Senate probe into state’s handling of Benton Harbor water crisis
BENTON HARBOR, Mich. — The Michigan legislature is now investigating the Benton Harbor water crisis – citing in a new letter the state perhaps could have done more to prevent lead in water years ago.
Thursday morning, members of Benton Harbor’s city council will head to Lansing to request $11 million from the legislature, in addition to the 10 million already allocated to the city in the state’s new budget.
It will be on the heels of a letter sent to Michigan’s Department of Environment, Great Lakes and Energy (EGLE) by Senator Ed McBroom, Chairman of the Senate Oversight Committee, requesting information on the state’s response to chronic lead contamination since 2019.
Sen. McBroom cited a new report in his letter which he said “claims the department failed to notify residents for the better part of two years their drinking water was unsafe.”
Benton Harbor first issued its own water advisory in 2018.

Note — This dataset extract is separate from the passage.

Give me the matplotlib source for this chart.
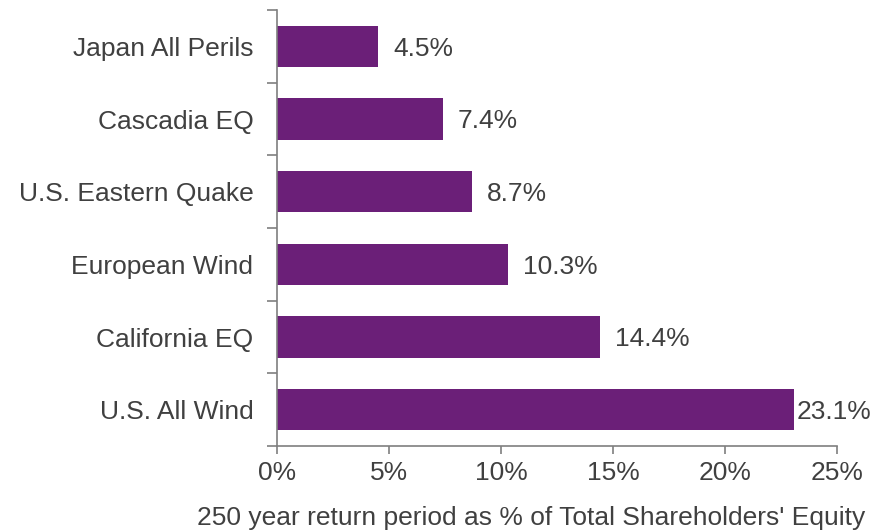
import matplotlib
matplotlib.use("Agg")
import matplotlib.pyplot as plt
from matplotlib.ticker import FixedLocator, NullFormatter, FuncFormatter

categories = ["Japan All Perils", "Cascadia EQ", "U.S. Eastern Quake",
              "European Wind", "California EQ", "U.S. All Wind"]
values = [4.5, 7.4, 8.7, 10.3, 14.4, 23.1]
xticks = [0, 5, 10, 15, 20, 25]
xlabel = "250 year return period as % of Total Shareholders' Equity"

plt.rcParams['font.family'] = ['Liberation Sans', 'DejaVu Sans']
TXT = "#404040"
GRID = "#7f7f7f"
BAR = "#6b1f78"
FS = 19

fig = plt.figure(figsize=(8.87, 5.30), dpi=100)
ax = fig.add_axes([277/887, 1-446/530, (837-277)/887, (446-10)/530])

pos = list(range(len(categories)))
ax.barh(pos, values, height=0.565, color=BAR)
ax.set_ylim(len(categories)-0.5, -0.5)
ax.set_xlim(0, 25)

# y axis: ticks at boundaries, labels at centers
ax.yaxis.set_major_locator(FixedLocator([p - 0.5 for p in pos] + [len(pos) - 0.5]))
ax.yaxis.set_major_formatter(NullFormatter())
ax.yaxis.set_minor_locator(FixedLocator(pos))
ax.set_yticklabels(categories, minor=True)
ax.tick_params(axis='y', which='major', length=7, width=1.2, color=GRID, direction='out')
ax.tick_params(axis='y', which='minor', length=0, pad=17, labelsize=FS, labelcolor=TXT)

ax.set_xticks(xticks)
ax.xaxis.set_major_formatter(FuncFormatter(lambda v, p: f"{v:.0f}%"))
ax.tick_params(axis='x', length=6, width=1.2, color=GRID, direction='out', pad=5,
               labelsize=FS, labelcolor=TXT)

for s in ['top', 'right']:
    ax.spines[s].set_visible(False)
for s in ['left', 'bottom']:
    ax.spines[s].set_color(GRID)
    ax.spines[s].set_linewidth(1.2)

for p, v in zip(pos, values):
    off = 1.5 if v > 22 else 11
    ax.annotate(f"{v:.1f}%", xy=(v, p), xytext=(off, 0), textcoords='offset points',
                ha='left', va='center_baseline', fontsize=FS, color=TXT,
                annotation_clip=False)

fig.text(197/887, 1-518/530, xlabel, ha='left', va='center', fontsize=FS, color=TXT)

fig.savefig("out.png", dpi=100)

ABC57 reached out to Michigan EGLE, which told us: “EGLE has received the Oversight Committee’s letter and intends to provide them with the requested information. EGLE looks forward to showing our work regarding the activities that the Committee is requesting, including how Benton Harbor officials and residents were informed of drinking water lead exceedances. EGLE will also illustrate the consistent and ongoing technical support the state continues to extend the city and its public water supply to establish effective corrosion control, reduce lead levels in drinking water, and invest in improving their water system’s infrastructure.”
The letter asks for EGLE to provide information in 10 days, meanwhile, the state said 35,000 cases of bottled water will continue being delivered each week.